* [WRITTEN PROBLEM] The line containing "ax = fig.add_axes([69" marks the end: extract everything from the first line of the data through that line, exactly, with no pictures.
** begin RECORDED DATA **
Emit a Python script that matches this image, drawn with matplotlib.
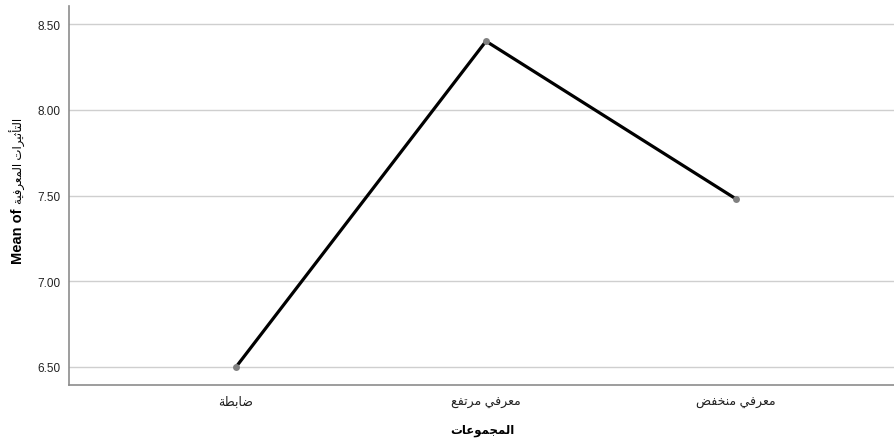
import unicodedata
import matplotlib
matplotlib.use("Agg")
import matplotlib.pyplot as plt

# ---- data ----
categories = ["ضابطة", "معرفي مرتفع", "معرفي منخفض"]
means = [6.50, 8.40, 7.48]
yticks = [6.50, 7.00, 7.50, 8.00, 8.50]
ytick_labels = ["6.50", "7.00", "7.50", "8.00", "8.50"]
xlabel_text = "المجموعات"
ylabel_prefix = "Mean of"
ylabel_arabic = "التأثيرات المعرفية"

# ---- minimal Arabic shaping (matplotlib has no bidi/shaping) ----
_forms = {}
for cp in range(0xFE70, 0xFEFF):
    d = unicodedata.decomposition(chr(cp))
    if not d.startswith("<"):
        continue
    tag, _, rest = d.partition(" ")
    parts = rest.split()
    if len(parts) != 1:
        continue
    base = chr(int(parts[0], 16))
    _forms.setdefault(base, {})[tag.strip("<>")] = chr(cp)


def _dual(ch):
    return ch in _forms and "initial" in _forms[ch]


def shape(text):
    out = []
    n = len(text)
    for i, ch in enumerate(text):
        if ch not in _forms:
            out.append(ch)
            continue
        prev = text[i - 1] if i > 0 else ""
        nxt = text[i + 1] if i < n - 1 else ""
        pj = _dual(prev)
        nj = _dual(ch) and (nxt in _forms)
        f = _forms[ch]
        if pj and nj and "medial" in f:
            out.append(f["medial"])
        elif pj and "final" in f:
            out.append(f["final"])
        elif nj and "initial" in f:
            out.append(f["initial"])
        else:
            out.append(f.get("isolated", ch))
    return "".join(out)[::-1]


fam = ["Liberation Sans", "DejaVu Sans"]
plt.rcParams["font.family"] = fam

W, H = 895, 439
fig = plt.figure(figsize=(W / 100, H / 100), dpi=100)
ax = fig.add_axes([69 / W, (H - 386) / H, (W - 69) / W, (386 - 7) / H])

x = list(range(len(categories)))
ax.plot(x, means, color="black", lw=2.3, zorder=3, solid_capstyle="round")
ax.plot(x, means, "o", color="#808080", ms=5, zorder=4, mec="none")

ax.set_xlim(-0.668, 2.636)
ax.set_ylim(6.395, 8.605)
ax.set_yticks(yticks)
ax.set_yticklabels(ytick_labels, fontsize=8.5, color="#222222")
ax.set_xticks(x)
ax.set_xticklabels([shape(c) for c in categories], fontsize=9, color="#222222",
                   family=fam)
ax.tick_params(axis="both", length=0)
ax.tick_params(axis="y", pad=6)
ax.tick_params(axis="x", pad=8)

ax.grid(axis="y", color="#cfcfcf", lw=1)
ax.set_axisbelow(True)
for s in ["top", "right"]:
    ax.spines[s].set_visible(False)
for s in ["left", "bottom"]:
    ax.spines[s].set_color("#8c8c8c")
    ax.spines[s].set_linewidth(1.2)

ax.set_xlabel(shape(xlabel_text), fontsize=8.5, fontweight="bold", labelpad=11,
              family=fam)

# y label: bold Latin part + regular Arabic part, reading bottom to top
xl = 18 / W
yj = (H - 204) / H
fig.text(xl, yj, ylabel_prefix + " ", rotation=90, rotation_mode="anchor",
         ha="right", va="center", fontsize=10.5, fontweight="bold", family=fam)
fig.text(xl, yj, shape(ylabel_arabic), rotation=90, rotation_mode="anchor",
         ha="left", va="center", fontsize=8.5, family=fam)

fig.savefig("out.png", dpi=100)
** end RECORDED DATA **
* [EXERCISE RESPONSE]
Emit a Python script that matches this image, drawn with matplotlib.
import unicodedata
import matplotlib
matplotlib.use("Agg")
import matplotlib.pyplot as plt

# ---- data ----
categories = ["ضابطة", "معرفي مرتفع", "معرفي منخفض"]
means = [6.50, 8.40, 7.48]
yticks = [6.50, 7.00, 7.50, 8.00, 8.50]
ytick_labels = ["6.50", "7.00", "7.50", "8.00", "8.50"]
xlabel_text = "المجموعات"
ylabel_prefix = "Mean of"
ylabel_arabic = "التأثيرات المعرفية"

# ---- minimal Arabic shaping (matplotlib has no bidi/shaping) ----
_forms = {}
for cp in range(0xFE70, 0xFEFF):
    d = unicodedata.decomposition(chr(cp))
    if not d.startswith("<"):
        continue
    tag, _, rest = d.partition(" ")
    parts = rest.split()
    if len(parts) != 1:
        continue
    base = chr(int(parts[0], 16))
    _forms.setdefault(base, {})[tag.strip("<>")] = chr(cp)


def _dual(ch):
    return ch in _forms and "initial" in _forms[ch]


def shape(text):
    out = []
    n = len(text)
    for i, ch in enumerate(text):
        if ch not in _forms:
            out.append(ch)
            continue
        prev = text[i - 1] if i > 0 else ""
        nxt = text[i + 1] if i < n - 1 else ""
        pj = _dual(prev)
        nj = _dual(ch) and (nxt in _forms)
        f = _forms[ch]
        if pj and nj and "medial" in f:
            out.append(f["medial"])
        elif pj and "final" in f:
            out.append(f["final"])
        elif nj and "initial" in f:
            out.append(f["initial"])
        else:
            out.append(f.get("isolated", ch))
    return "".join(out)[::-1]


fam = ["Liberation Sans", "DejaVu Sans"]
plt.rcParams["font.family"] = fam

W, H = 895, 439
fig = plt.figure(figsize=(W / 100, H / 100), dpi=100)
ax = fig.add_axes([69 / W, (H - 386) / H, (W - 69) / W, (386 - 7) / H])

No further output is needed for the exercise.